Ideas about things in public digitisation that could be, and personal guesses why they aren’t.

What if… I knew if the Digital Post message require my attention?

Today, at work, I received a notification on my phone. I got Digital Post.

Digital Post are messages from danish public authorities and I am required by law to read it. Not reading and responding to messages can cost me money, my security clearance or worse.

The notification told me the message was from Copenhagen University. I was not expecting this message and opened the inbox. The sender was ‘Copenhagen University’ and the subject was ‘Personal message from Copenhagen University’. The message was a link to a 15 min online survey from a research project.

What if the notification have read ‘Invitation to participate in a study about pedestrians and cyclists’?

Part of the design of Danish Digital Post is an elaborate message model. The sender submits one file with structured metadata about the document that is being send. The metadata includes dedicated structures to hold text notifications by SMS or mobil and emails. The original design brief included machine-readable actions like ‘pay amount’, ‘provide information’, ‘take decision’ and due dates.

Why could I not infer from the notifications if any immediate action was required?

When designing the current version of Digital Post we considered three models:

Do less. The EU regulation on electronic Identification, Authentication and Trust Services (eIDAS) was just out. The idea was to require citizens and business to register a trusted electronic delivery service and require authorities to send message to that service.

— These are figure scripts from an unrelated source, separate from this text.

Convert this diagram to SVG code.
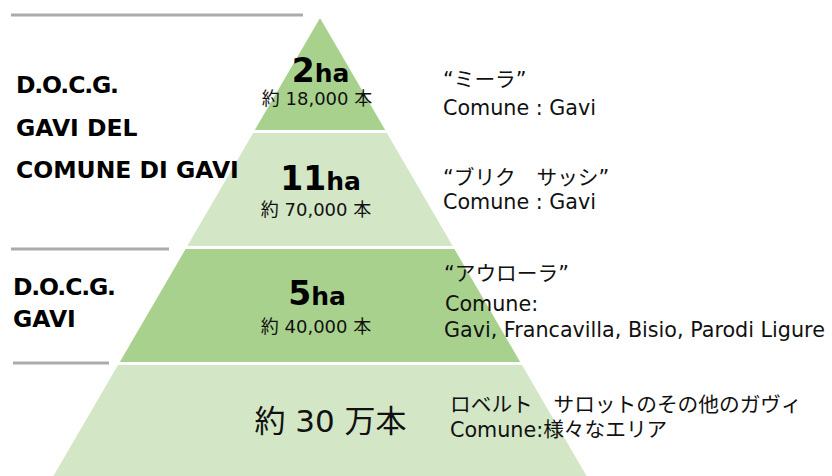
<svg xmlns="http://www.w3.org/2000/svg" width="832" height="476" viewBox="0 0 832 476">
  <style>
    .dark { fill: #A9D18E; }
    .light { fill: #D3E7C6; }
    .sep { stroke: #ABABAB; stroke-width: 3; fill: none; }
    .cat { font-family: "DejaVu Sans", "Noto Sans CJK JP", sans-serif; font-weight: bold; font-size: 23.5px; fill: #000; }
    .ha { font-family: "DejaVu Sans", sans-serif; font-weight: bold; fill: #000; text-anchor: middle; }
    .num { font-family: "DejaVu Sans", "Noto Sans CJK JP", sans-serif; font-size: 18px; fill: #111; text-anchor: middle; }
    .big { font-size: 31px; }
    .desc { font-family: "DejaVu Sans", "Noto Sans CJK JP", sans-serif; font-size: 20.7px; fill: #111; }
  </style>

  <g id="separators">
    <line class="sep" x1="11" y1="15" x2="303" y2="15"/>
    <line class="sep" x1="11" y1="249" x2="169" y2="249"/>
    <line class="sep" x1="13" y1="363" x2="109" y2="363"/>
  </g>

  <g id="tier1">
    <polygon class="dark" points="320,18 385.2,130 254.8,130"/>
    <text class="ha" x="320.5" y="82"><tspan font-size="33">2</tspan><tspan font-size="25">ha</tspan></text>
    <text class="num" x="317" y="105">約 18,000 本</text>
  </g>

  <g id="tier2">
    <polygon class="light" points="253.1,133 386.9,133 452.7,246 187.3,246"/>
    <text class="ha" x="320.5" y="190"><tspan font-size="33">11</tspan><tspan font-size="25">ha</tspan></text>
    <text class="num" x="316" y="216">約 70,000 本</text>
  </g>

  <g id="tier3">
    <polygon class="dark" points="185.6,249 454.4,249 520.2,362 119.8,362"/>
    <text class="ha" x="317" y="305"><tspan font-size="33">5</tspan><tspan font-size="25">ha</tspan></text>
    <text class="num" x="316" y="333">約 40,000 本</text>
  </g>

  <g id="tier4">
    <polygon class="light" points="118,365 522,365 586.6,476 53.4,476"/>
    <text class="num big" x="330.5" y="432">約 30 万本</text>
  </g>

  <g id="label-docg-gavi-del-comune">
    <text class="cat" x="16" y="93" textLength="103" lengthAdjust="spacing">D.O.C.G.</text>
    <text class="cat" x="16" y="136">GAVI DEL</text>
    <text class="cat" x="16" y="178">COMUNE DI GAVI</text>
  </g>

  <g id="label-docg-gavi">
    <text class="cat" x="13" y="295" textLength="103" lengthAdjust="spacing">D.O.C.G.</text>
    <text class="cat" x="13" y="327">GAVI</text>
  </g>

  <g id="desc-mira">
    <text class="desc" x="443" y="87">“ミーラ”</text>
    <text class="desc" x="443" y="115">Comune : Gavi</text>
  </g>

  <g id="desc-bric-sassi">
    <text class="desc" x="443" y="185">“ブリク　サッシ”</text>
    <text class="desc" x="443" y="209">Comune : Gavi</text>
  </g>

  <g id="desc-aurora">
    <text class="desc" x="444" y="281">“アウローラ”</text>
    <text class="desc" x="445" y="311">Comune:</text>
    <text class="desc" x="444" y="337">Gavi, Francavilla, Bisio, Parodi Ligure</text>
  </g>

  <g id="desc-other">
    <text class="desc" x="450" y="412">ロベルト　サロットのその他のガヴィ</text>
    <text class="desc" x="450" y="437">Comune:様々なエリア</text>
  </g>
</svg>
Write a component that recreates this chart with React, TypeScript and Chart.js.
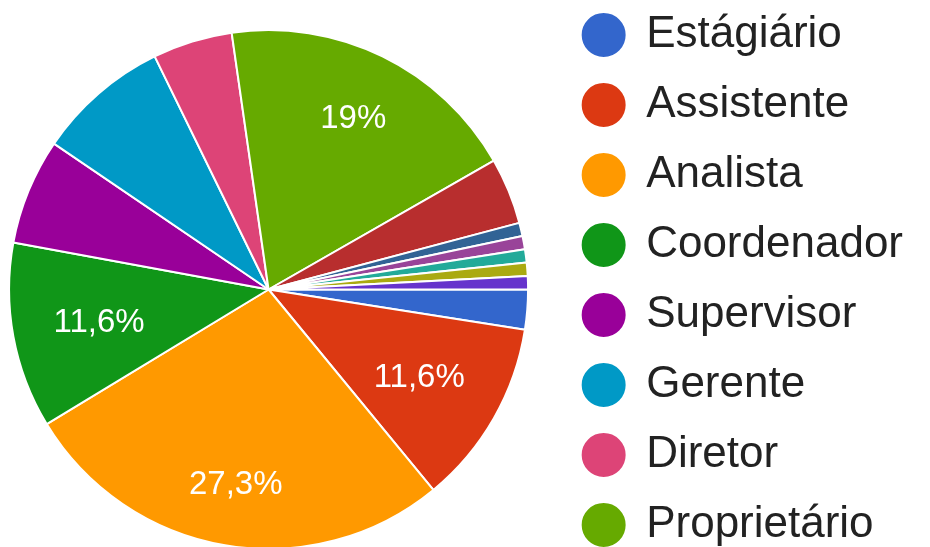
import { useEffect, useRef } from "react";
import { Chart, registerables } from "chart.js";

Chart.register(...registerables);

const categories = [
  "Estágiário",
  "Assistente",
  "Analista",
  "Coordenador",
  "Supervisor",
  "Gerente",
  "Diretor",
  "Proprietário",
  "Consultor",
  "Sócio",
  "Autônomo",
  "Professor",
  "Técnico",
  "Outro",
];
const responses = [3, 14, 33, 14, 8, 10, 6, 23, 5, 1, 1, 1, 1, 1];
const sliceColors = [
  "#3366cc",
  "#dc3912",
  "#ff9900",
  "#109618",
  "#990099",
  "#0099c6",
  "#dd4477",
  "#66aa00",
  "#b82e2e",
  "#316395",
  "#994499",
  "#22aa99",
  "#aaaa11",
  "#6633cc",
];
const legendCount = 8;
const labelThreshold = 0.1;

const FONT = "'Liberation Sans', Arial, Helvetica, sans-serif";

function formatPct(share: number): string {
  const v = Math.round(share * 1000) / 10;
  const s = Number.isInteger(v) ? String(v) : v.toFixed(1).replace(".", ",");
  return s + "%";
}

const sliceLabels = {
  id: "sliceLabels",
  afterDatasetsDraw(chart: any) {
    const meta = chart.getDatasetMeta(0);
    const data = chart.data.datasets[0].data as number[];
    const total = data.reduce((a, b) => a + b, 0);
    const ctx = chart.ctx as CanvasRenderingContext2D;
    const size = 33;
    ctx.save();
    ctx.font = `${size}px ${FONT}`;
    ctx.fillStyle = "#ffffff";
    ctx.textAlign = "center";
    ctx.textBaseline = "alphabetic";
    meta.data.forEach((arc: any, i: number) => {
      const share = data[i] / total;
      if (share < labelThreshold) return;
      const { x, y, startAngle, endAngle, outerRadius } = arc.getProps(
        ["x", "y", "startAngle", "endAngle", "outerRadius"],
        true
      );
      const mid = (startAngle + endAngle) / 2;
      const text = formatPct(share);
      const w = ctx.measureText(text).width;
      const h = size * 0.716;
      const c = Math.cos(mid);
      const s = Math.sin(mid);
      const a = (Math.sign(c) * w) / 2;
      const b = (Math.sign(s) * h) / 2;
      const R0 = outerRadius * 0.845;
      const k = a * c + b * s;
      const d = -k + Math.sqrt(k * k - (a * a + b * b - R0 * R0));
      const cx = x + d * c;
      const cy = y + d * s;
      ctx.fillText(text, cx, cy + h / 2);
    });
    ctx.restore();
  },
};

export default function App() {
  const canvasRef = useRef<HTMLCanvasElement | null>(null);

  useEffect(() => {
    if (!canvasRef.current) return;
    const chart = new Chart(canvasRef.current, {
      type: "pie",
      data: {
        labels: categories,
        datasets: [
          {
            data: responses,
            backgroundColor: sliceColors,
            borderColor: "#ffffff",
            borderWidth: 2,
            radius: 259.5,
          } as any,
        ],
      },
      options: {
        animation: false,
        responsive: false,
        rotation: 90,
        layout: { padding: 0 },
        plugins: {
          legend: {
            position: "right",
            align: "start",
            labels: {
              usePointStyle: true,
              pointStyle: "circle",
              boxWidth: 41,
              boxHeight: 32.5,
              padding: 26,
              color: "#222222",
              font: { family: FONT, size: 44 },
              filter: (item: any) => item.index < legendCount,
            },
          },
          tooltip: { enabled: false },
        },
      } as any,
      plugins: [sliceLabels],
    });
    return () => chart.destroy();
  }, []);

  return (
    <div
      style={{
        position: "absolute",
        left: 0,
        top: 0,
        width: 930,
        height: 547,
        overflow: "hidden",
        background: "#ffffff",
      }}
    >
      <div style={{ position: "absolute", left: -20, top: -13, width: 933, height: 605 }}>
        <canvas ref={canvasRef} width={933} height={605} style={{ width: 933, height: 605 }} />
      </div>
    </div>
  );
}
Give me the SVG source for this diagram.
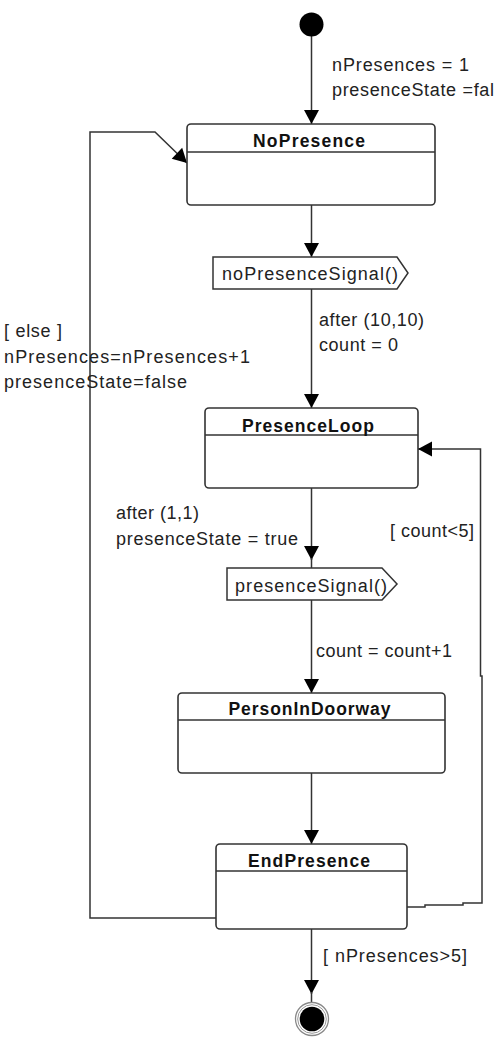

The public authorities were not ready to give away control of the user interface due to complications in the phone support when providing phone support.

Do more. The 400th anniversary for the royal mail services was approaching. The idea was to provide a public owned digital mail services free to citizens, business and authorities.

The Agency for Digitisation was not interested in the burden of deciding when business and citizens abused the free service.

Compromise. Digital Post had been implemented by a private service provider for the past decade. The danish government wanted to comply to european procurement regulation and let the market provide a cheaper solution. The idea was to keep the messages under government control, provide a user interface to allow access (and ensure efficient phone support) but allow alternative client to show messages.

I could not infer if the notification if the message from Copenhagen University require action, because the service provider of Digital Post does not takes on the burden of actively control the use of the features in the message model.